Australia plans to be the first country in the world to seize passports of child-sex offenders

Obsession
Borders
Obsession
Borders

Australian sex offenders convicted of crimes against children may be soon banned from leaving the country, their passports withheld by the government. It would be the first such restriction in the world, and could potentially affect 20,000 people currently on sex-offense registries.

The legislation, proposed by the Australian government, has yet to be introduced to parliament. It’s primary aim is to stop sex tourism, foreign minister Julie Bishop told reporters. About 800 registered sex offenders traveled abroad in the last 12 months, half of them to Southeast Asia, and half of them failed to notify authorities, as is required by Australian law.

In one widely-publicized case last year, an Australian man was convicted for assaulting 11 girls in Bali. “There has been increasing community concern about sexual exploitation of vulnerable children and community concern is justified,” Bishop said, according to the Associated Press.

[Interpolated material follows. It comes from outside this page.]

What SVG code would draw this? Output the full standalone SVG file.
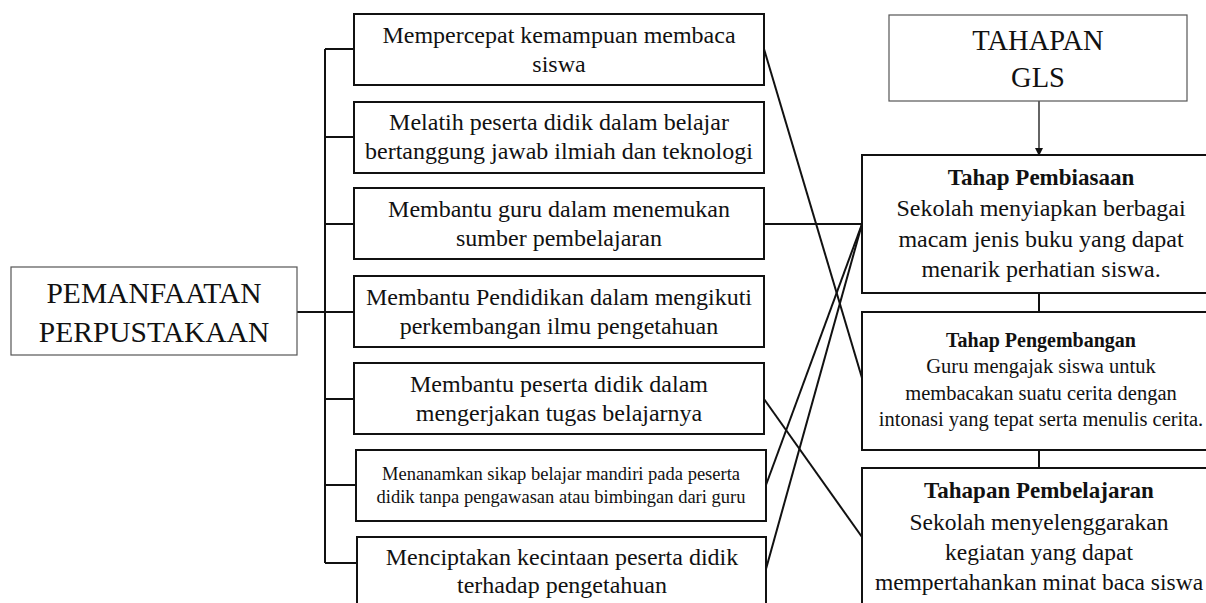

The legislation will allow exceptions, for some business or family travel. Most of the offenders will be allowed to get their passports back after their requirement to be registered expires. About 3,200 people will be banned from traveling for life.

According to The Guardian Australia, there had been some concern among government officials about the restrictions’ effect on first-time offenders. This mirrors worries among a growing movement of sex-offender registry opponents in the United States. Often, people accused of far less than assault or molestation get caught in similar crackdowns.

“This will not apply to a teenager who has been caught sexting to his 15-year-old girlfriend,” said independent senator Derryn Hinch, a longtime campaigner against pedophilia in Australia.

In 2016, as an effort to fight sex trafficking, the US introduced through the so-called International Megan’s Law special stamps for passports of child-sex offenders. A legal challenge from a group of offenders who said they would be unjustly stigmatized and restricted failed in court.